Liquefied Natural Gas LNG is a promising fuel for rocket engines because it offers high-performance thrust and high energy density. While using it for cooling the engine channel presents some challenges. Hydrocarbon impurities and wall roughness impact the cooling effectiveness of rocket engine channels using LNG as a coolant in subcritical and supercritical conditions are investigated. The Reynolds-averaged-Navier-Stokes equations are numerically solved. This study uses a straight cooling channel with a circular cross-section and uniform heat flux. LNG’s thermophysical and transport properties are calculated using the GERG equation of state and extended corresponding states, respectively. The turbulent models are validated numerically for vapor methane and supercritical hydrogen.
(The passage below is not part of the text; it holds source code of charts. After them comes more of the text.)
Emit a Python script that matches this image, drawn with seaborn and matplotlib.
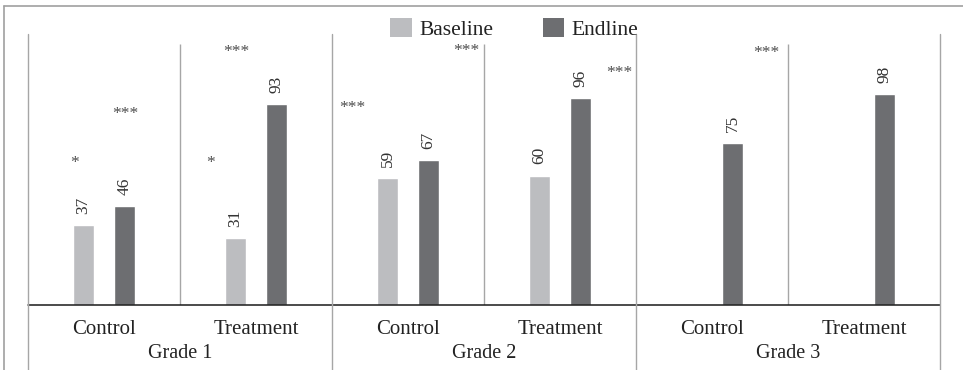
import numpy as np
import pandas as pd
import matplotlib
matplotlib.use("Agg")
import matplotlib.pyplot as plt
from matplotlib.lines import Line2D
from matplotlib.patches import Patch
from matplotlib.transforms import blended_transform_factory
import seaborn as sns

# ---- data -------------------------------------------------------------
grades = ["Grade 1", "Grade 2", "Grade 3"]
arms = ["Control", "Treatment"]
rounds = ["Baseline", "Endline"]
baseline = [37, 31, 59, 60, np.nan, np.nan]
endline = [46, 93, 67, 96, 75, 98]
stars = ["*", "***", "*", "***", "***", "***", "***", "***"]

# ---- layout -----------------------------------------------------------
W, H = 963, 370
star_xy = [(-0.194, 65.7), (0.137, 88.4), (0.698, 65.9), (0.871, 117.3),
           (1.635, 91.1), (2.385, 117.7), (3.387, 107.7), (4.358, 117.0)]
light, dark = "#BCBDC0", "#6D6E71"
rule = "#A6A6A6"
ink = "#222222"

slots = [f"{g} {a}" for g in grades for a in arms]
df = pd.DataFrame({
    "slot": slots * 2,
    "round": ["Baseline"] * len(slots) + ["Endline"] * len(slots),
    "score": baseline + endline,
}).dropna()

sns.set_theme(style="white")
plt.rcParams["font.family"] = "serif"
plt.rcParams["font.serif"] = ["Liberation Serif", "Times New Roman",
                              "DejaVu Serif"]

fig = plt.figure(figsize=(W / 100, H / 100), dpi=100)
ax = fig.add_axes([28 / W, 65 / H, 912 / W, 261 / H])

sns.barplot(data=df, x="slot", y="score", hue="round", order=slots,
            hue_order=rounds, palette=[light, dark], saturation=1,
            width=0.54, gap=0.49, errorbar=None, legend=False, ax=ax)

ax.set_xlim(-0.5, len(slots) - 0.5)
ax.set_ylim(0, 121)
for s in ax.spines.values():
    s.set_visible(False)
ax.set_xticks([])
ax.set_yticks([])
ax.set_xlabel("")
ax.set_ylabel("")

# value labels
for cont in ax.containers:
    ax.bar_label(cont, fmt="%.0f", rotation=90, padding=8, fontsize=12.5,
                 color="#333333")

# baseline axis and separators
ax.axhline(0, color="#1a1a1a", lw=1.1, zorder=5, clip_on=False)
ax.vlines([0.5, 2.5, 4.5], 0, 121, color=rule, lw=1.0)
tr = blended_transform_factory(ax.transData, fig.transFigure)
for xb in [-0.5, 1.5, 3.5, 5.5]:
    fig.add_artist(Line2D([xb, xb], [0, 1 - 34 / H], transform=tr,
                          color=rule, lw=1.0))

# category and grade labels
for i, s in enumerate(slots):
    ax.text(i, 1 - 334 / H, arms[i % 2], transform=tr, ha="center",
            va="baseline", fontsize=15, color=ink)
for g, name in enumerate(grades):
    ax.text(2 * g + 0.5, 1 - 358 / H, name, transform=tr, ha="center",
            va="baseline", fontsize=14.5, color=ink)

# significance marks
for (sx, sy), st in zip(star_xy, stars):
    ax.text(sx, sy, st, ha="center", va="center", fontsize=12.5,
            color="#4d4d4d", clip_on=False)

# legend
handles = [Patch(facecolor=light, edgecolor="none"),
           Patch(facecolor=dark, edgecolor="none")]
fig.legend(handles, rounds, loc="center", bbox_to_anchor=(0.534, 1 - 29 / H),
           ncol=2, frameon=False, fontsize=15.5, handlelength=1.0,
           handleheight=1.0, handletextpad=0.35, columnspacing=2.3,
           labelcolor=ink)

# outer frame (top and left edges)
fig.add_artist(Line2D([4 / W, 4 / W], [0, 1 - 6 / H], transform=fig.transFigure,
                      color="#A0A0A0", lw=1.2))
fig.add_artist(Line2D([4 / W, 1], [1 - 6 / H, 1 - 6 / H],
                      transform=fig.transFigure, color="#A0A0A0", lw=1.2))

fig.savefig("out.png", dpi=100, facecolor="white")
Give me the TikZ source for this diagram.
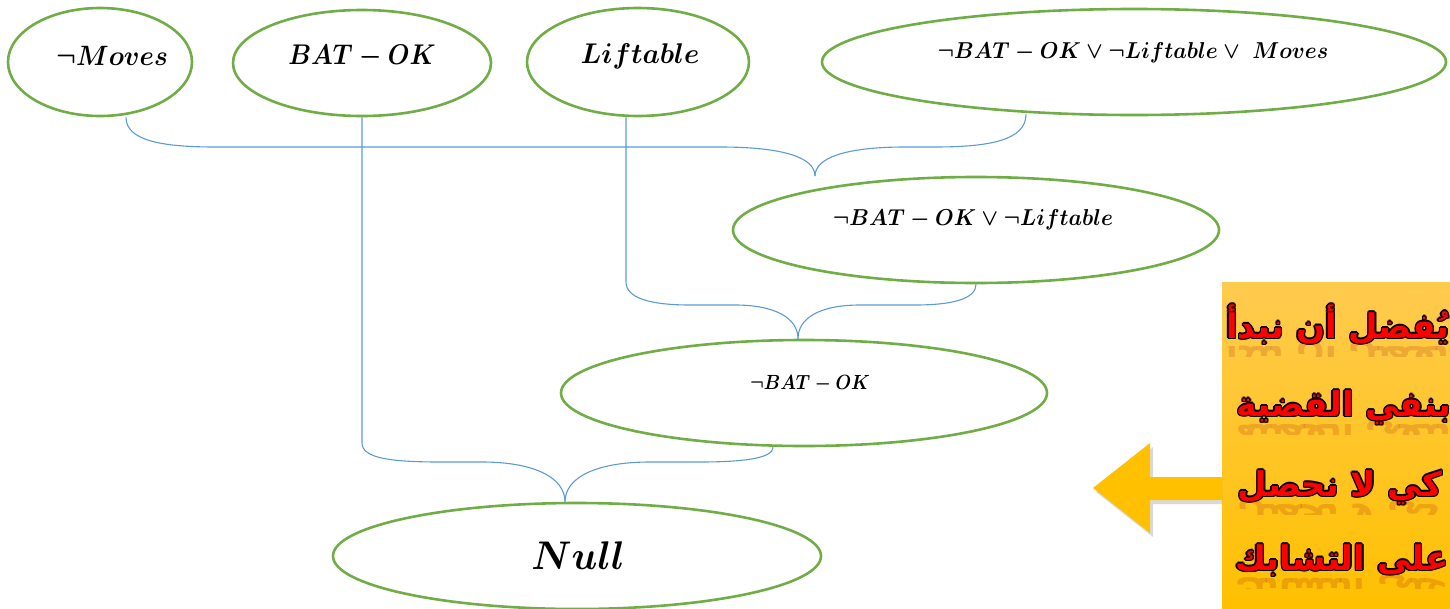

The results show that Hydrocarbon compositions play a significant role in cricondenbar pressure. As a result of that, the exit pressure from the cooling channel should be more than the critical pressure of 4.6 MPa for pure methane and more than the cricondenbar 5.1 and 7.5 MPa for lean and rich LNG, respectively, to avoid two-phase flow in the cooling channel. The impacts of various wall roughness configurations on the cooling capabilities and pressure drops are sensitive under Trans and supercritical conditions and Hydrocarbon compositions. An increase in small impurities guides to a decrease in pressure drop and cooling capabilities. This study established the essential relationships to calculate the required cooling channel surface roughness and Nusselt Number within the appropriate pressure drop limit. They depend directly on the composition of ethene or propane present in LNG. Increasing the percentage of carbon atoms in LNG allows designers to increase the surface roughness. It improves heat transfer as the pressure drops remain within the permissible limits at a particular mass flux. The study is expected to provide valuable insights into the design of cooling systems for rocket engines, which are crucial for ensuring optimal engine performance.